Each sequence begins and ends either by just cutting in and out at random, or by Claudia telling Ayato where to go. Enemies just disappear when the fighting is over; Claudia walks Ayato to the sword room and then calls him to her room later that night; and the scene at the start of the episode is delivered as a flashback during Ayato’s morning jog, just so they’d be able to cut in and out of it without worrying about how to organically transition from the end of the last episode. This is why I tend to think of A-1 Pictures as the McDonald’s of anime studios–because a lot of their shows feel like they were put together on an assembly line.
I don’t know how bad the original light novels for this series were, and I don’t know how much the staff is to blame for failing to change it. Both of the directors have been involved in shows I kind of like, such as Saki and A-Channel–but one of them was also the guy who directed Dragonaut ~the resonance, which was the seasonal laughingstock of fall 2007–so make of that what you will.
Honestly, though, it’s hard for me to blame anyone when I look at something like this. It’s hard for me to imagine that anyone here didn’t know exactly what they were making. They just did it cause it’s their job. Because for some reason, this kind of shit has a market–and by god, they’re going to cater to it. I’m sure that some of the people working on this show are really passionately giving it their all; but I also like to think that for some of them, knowing that this monster they’ve created is actually pretty successful is as depressing to them as it is to me.
Continued in part six.
What I think the problem is both the original source isn’t that great to begin with and the adaptation was made to be generic enough to reach the most target audience. I say this because this is what was done to Anti-magic School (Mari was simply…. too generic in the anime).
But from what I heard, Asterisk war is driven by action, so perhaps in the original LN, the characters were shallow to begin with.
And since it was action driven, the anime failed too much. (I say this but I actually watched the whole thing)
It’s worth mentioning is that we had Rakudai Kishi on the same season, and since both settings are remarkable similar (too much actually) of course we would compare. And Rakudai, while has it’s cliches, it try to make those in their own.
One thing. I found this blog recently, and haven’t seen all your reviews, so I’d like to ask what do you think about Shigatsu wa Kimi no Uso, since it was done by A-1 Pictures as well.
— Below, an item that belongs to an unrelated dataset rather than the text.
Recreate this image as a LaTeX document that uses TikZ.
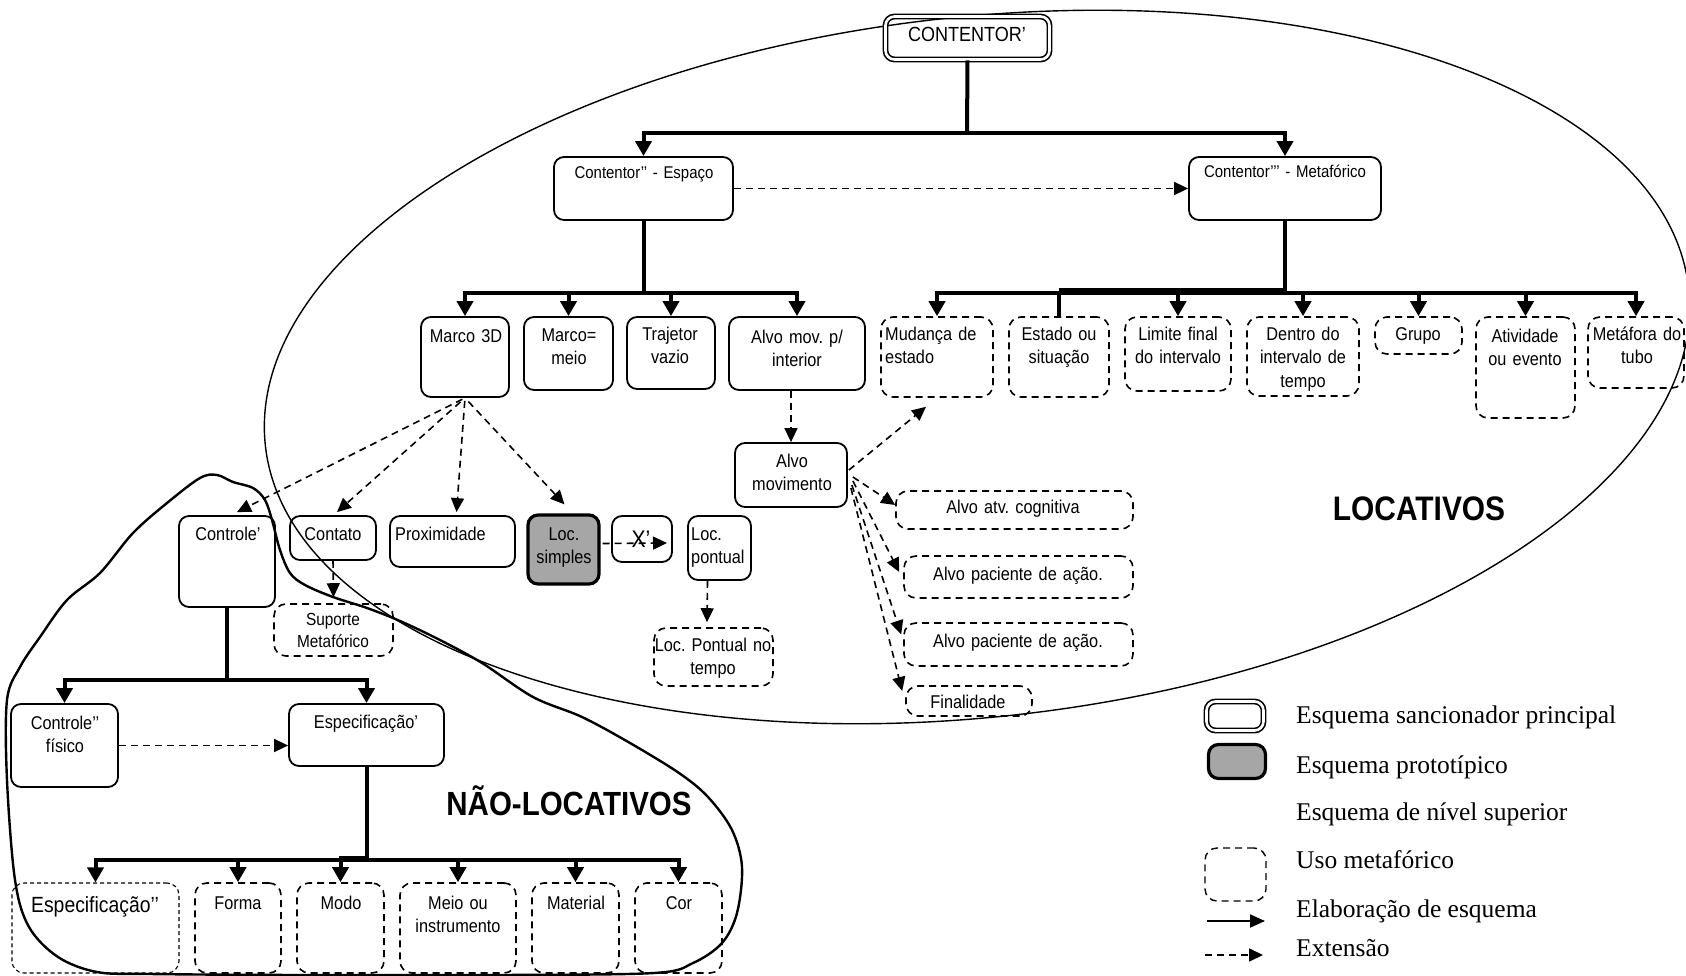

I don’t know if you’ll read this Digibro but this is Yasutake Nagisa from Youtube. I watched one of your videos in the past where you said back then you wanted to become a director. From watching your videos, from you exhibiting your extensive knowledge on anime and culture, to your personality and downright funny, informative, and entertaining commentary, I think you should reconsider becoming a director. To tell you the truth, to date I’ve watched your analytical diatribe video on Sword Art Online 20+ times, it is always funny (Downright funny!), informative, and it goes to show that if you were to create a series better than SAO, you could. In fact, watching SAO inspired the story that I want to create (classified) that was also inspired by Log Horizon. Long post short, I hope you reconsider becoming a director, because you have the fanbase, the potential, the vision, and the talent to become one. I’m sure a lot of your fans feel the exact same way.